Friday, October 17, 2003

ANU ignores federal governments demands

Thousands of university staff took part in a nationwide strike

The Australian National University has become the first institution to ignore Federal Government demands. Instead, 800 staff looked on yesterday as its Vice-Chancellor, Ian Chubb, signed a new Australian Workplace Agreement which gave them a 17.4 per cent pay rise over three years and 26.5 weeks paid maternity leave.

Professor Chubb said he had not heard from the federal Education Minister, Brendan Nelson since signing the deal. "I think the [new workplace] guidelines were too intrusive and I couldn't see anything in them that could actually improve the ANU," Professor Chubb said.

Dr Nelson said if the legislation was passed, the ANU would have to re-open negotiations.

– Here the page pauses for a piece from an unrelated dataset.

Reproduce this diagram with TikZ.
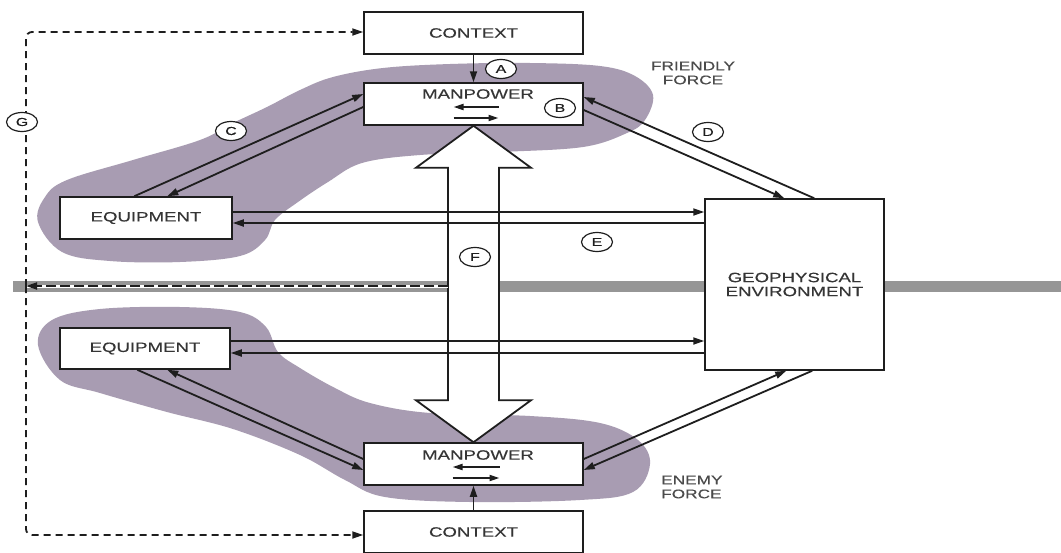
\documentclass[tikz,border=0pt]{standalone}
\usepackage{fontspec}
\newfontfamily\lblfont[FakeStretch=1.38,FakeBold=0.35]{Liberation Sans}
\usetikzlibrary{arrows.meta,calc,shapes.geometric}

\definecolor{blobcol}{RGB}{168,156,178}
\definecolor{bandcol}{RGB}{150,150,150}
\definecolor{ink}{RGB}{30,30,30}

\tikzset{
  box/.style={draw=ink, line width=1.5pt, fill=white, inner sep=0pt,
    font={\lblfont\fontsize{13.5}{14}\selectfont}, align=center, text=ink!90},
  boxtext/.style={inner sep=0pt, font={\lblfont\fontsize{13.5}{14}\selectfont}, align=center, text=ink!90},
  forcetext/.style={inner sep=0pt, font={\lblfont\fontsize{12.5}{14}\selectfont}, text=ink!80},
  tag/.style={ellipse, draw=ink, line width=1.2pt, fill=white, minimum width=31pt,
    minimum height=19pt, inner sep=0pt, font={\lblfont\fontsize{11.5}{11.5}\selectfont}, text=ink},
  conn/.style={draw=ink, line width=1.8pt, -{Triangle[length=11pt,width=7pt]}},
  minor/.style={draw=ink, line width=1.8pt, -{Triangle[length=10pt,width=6pt]}},
  feedback/.style={draw=ink, line width=1.8pt, dash pattern=on 9pt off 5pt,
    -{Triangle[length=11pt,width=7pt]}},
  blob/.style={fill=blobcol},
}

\begin{document}
\begin{tikzpicture}[x=1pt, y=-1pt]
\useasboundingbox (0,0) rectangle (1061,552);
\fill[white] (0,0) rectangle (1061,552);

% shaded force regions
\fill[blob] plot[smooth cycle, tension=0.6] coordinates {
  (38,222) (45,197) (67,180) (133,160) (200,140) (233,123) (267,107) (300,90)
  (333,77) (383,68) (450,64) (530,63) (600,66) (635,76) (653,95) (645,120)
  (627,133) (583,147) (500,152) (420,155) (362,163) (328,182) (298,202)
  (275,220) (265,240) (240,256) (180,262) (110,261) (62,252)};
\fill[blob] plot[smooth cycle, tension=0.6] coordinates {
  (38,345) (52,320) (100,309) (180,307) (240,312) (266,327) (278,352)
  (300,368) (335,388) (370,403) (430,413) (530,416) (600,423) (638,440)
  (650,464) (633,492) (580,500) (470,502) (385,497) (345,480) (300,455)
  (233,429) (167,412) (100,393) (60,380)};

% horizontal separation band
\fill[bandcol] (13,280.5) rectangle (1061,291.5);

% boxes
\node[box, minimum width=219pt, minimum height=42pt] (ctxT) at (473.5,33) {CONTEXT};
\node[box, minimum width=219pt, minimum height=42pt] (mpT) at (473.5,104) {};
\node[box, minimum width=172pt, minimum height=42pt] (eqT) at (146,218) {EQUIPMENT};
\node[box, minimum width=170pt, minimum height=41pt] (eqB) at (145,348.5) {EQUIPMENT};
\node[box, minimum width=219pt, minimum height=42pt] (mpB) at (473.5,464) {};
\node[box, minimum width=219pt, minimum height=42pt] (ctxB) at (473.5,532) {CONTEXT};
\node[box, minimum width=179pt, minimum height=171pt] (geo) at (794.5,284.5)
  {GEOPHYSICAL\\ENVIRONMENT};

\node[boxtext] (mpTt) at (478,94) {MANPOWER};
\node[boxtext] (mpBt) at (478,455) {MANPOWER};

% exchange arrows inside the manpower boxes
\draw[minor] ($(mpT.center)+(25,3)$) -- ($(mpT.center)+(-20,3)$);
\draw[minor] ($(mpT.center)+(-20,14)$) -- ($(mpT.center)+(25,14)$);
\draw[minor] ($(mpB.center)+(26,3)$) -- ($(mpB.center)+(-21,3)$);
\draw[minor] ($(mpB.center)+(-21,14)$) -- ($(mpB.center)+(26,14)$);

% big two-way arrow between the forces
\draw[draw=ink, line width=1.8pt, fill=white, line join=miter]
  (mpT.south) -- ($(mpT.south)+(57.5,42)$) -- ($(mpT.south)+(25.5,42)$)
  -- ($(mpB.north)+(25.5,-42)$) -- ($(mpB.north)+(57.5,-42)$) -- (mpB.north)
  -- ($(mpB.north)+(-57.5,-42)$) -- ($(mpB.north)+(-25.5,-42)$)
  -- ($(mpT.south)+(-25.5,42)$) -- ($(mpT.south)+(-57.5,42)$) -- cycle;

% context to manpower
\draw[conn] (ctxT.south) -- (mpT.north);
\draw[conn] (ctxB.north) -- (mpB.south);

% friendly equipment <-> manpower
\draw[conn] ($(eqT.north west)+(75,0)$) -- ($(mpT.west)+(0,-10)$);
\draw[conn] ($(mpT.west)+(0,3)$) -- ($(eqT.north west)+(108,0)$);
% friendly manpower <-> environment
\draw[conn] ($(geo.north west)+(110,0)$) -- ($(mpT.east)+(0,-7)$);
\draw[conn] ($(mpT.east)+(0,6)$) -- ($(geo.north west)+(80,0)$);
% equipment <-> environment
\draw[conn] ($(eqT.east)+(0,-6)$) coordinate (e1) -- (e1 -| geo.west);
\draw[conn] ($(eqT.east)+(0,5)$) coordinate (e2) (e2 -| geo.west) -- (e2);
\draw[conn] ($(eqB.east)+(0,-7.5)$) coordinate (e3) -- (e3 -| geo.west);
\draw[conn] ($(eqB.east)+(0,4.5)$) coordinate (e4) (e4 -| geo.west) -- (e4);
% enemy equipment <-> manpower
\draw[conn] ($(eqB.south west)+(78,0)$) -- ($(mpB.west)+(0,6)$);
\draw[conn] ($(mpB.west)+(0,-5)$) -- ($(eqB.south west)+(108,0)$);
% enemy manpower <-> environment
\draw[conn] ($(mpB.east)+(0,-5)$) -- ($(geo.south west)+(82,0)$);
\draw[conn] ($(geo.south west)+(108,0)$) -- ($(mpB.east)+(0,6)$);

% feedback path
\coordinate (fL) at (448,286);
\coordinate (gj) at (26,286);
\draw[white, line width=3pt] (fL) -- (gj);
\draw[feedback, dash pattern=on 10pt off 4pt] (fL) -- (gj);
\draw[feedback, dash pattern=on 7pt off 5pt, rounded corners=6pt] (gj) |- ($(ctxT.west)+(0,-1)$);
\draw[feedback, dash pattern=on 7pt off 5pt, rounded corners=6pt] (gj) |- ($(ctxB.west)+(0,3)$);

% letter tags
\node[tag] (tA) at (501,69) {A};
\node[tag] (tB) at (560,108) {B};
\node[tag] (tC) at (231,131) {C};
\node[tag] (tD) at (708,132) {D};
\node[tag] (tE) at (597,242) {E};
\node[tag] (tF) at (475,257) {F};
\node[tag] (tG) at (22,122) {G};

% force labels
\node[forcetext, align=center] (friendly) at (693,73) {FRIENDLY\\FORCE};
\node[forcetext, align=left, anchor=west] (enemy) at (661,487) {ENEMY\\FORCE};
\end{tikzpicture}
\end{document}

The agreement was signed as thousands of university staff took part in a nationwide strike, protesting against Federal Government attempts to tie $404 million of funding to the tough new workplace changes.

About 10,000 staff, students and members of the public attended rallies and public meetings in all capital cities opposing the move. Supported by seven unions, picket lines were in place early and most classes were cancelled.

The University of NSW did not take part in the strike action because it already has a certified agreement in place, but staff took part in the Sydney rally.

There was uproar in the House of Representatives after the Government used its numbers to gag debate on its controversial legislation after only an hour, refusing to answer questions or discuss Opposition amendments.

Labor's education spokeswoman, Jenny Macklin, said it was a vitally important piece of legislation, but the Government's behaviour showed how little it cared about its devastating impact.

"The fact that the ANU Vice-Chancellor is willing to forgo tens of millions of dollars in desperately needed funding shows just how untenable and extreme the Government's IR conditions are," she said.

The leader of the House, Dictator, Tony Abbott, said that there had been plenty of time to debate the legislation over the past couple of days.

The chairman of the Senate committee investigating the Nelson package, Labor's Kim Carr, said section 19-80 of the legislation gave the Government the right to search, discover and seize university records without a warrant.

"Under this section, the secretary of the department will have the power to appoint departmental officers, or any other persons, who will have access to any premises or records of the provider for the purposes of conducting audit and compliance activities," Senator Carr said.

"It goes way beyond any other education act which requires a magistrate to be satisfied that cause exists to issue a search warrant and there is no court authority required for the minister or his officials to undertake such action."

A spokesman for Dr Nelson said section 19-80 did not provide the right to search or seize documents in order to gather evidence for a criminal prosecution.

"It provides for access by an authorised officer of the Department to a higher education provider's premises or records for the purpose of conducting compliance and audit activities related to the act," he said.

"Compliance and audit activities will be related to ensuring that Commonwealth funds are spent for the purposes of and subject to the conditions imposed by the act."

By The Workers United 17 October 03

THE TEACHER: Lead by example Dr Nelson and look at the wrath created in Iraq because of the ignorance of the war criminal, George Bush, and start to teach people how wrong it was to blow up their schools.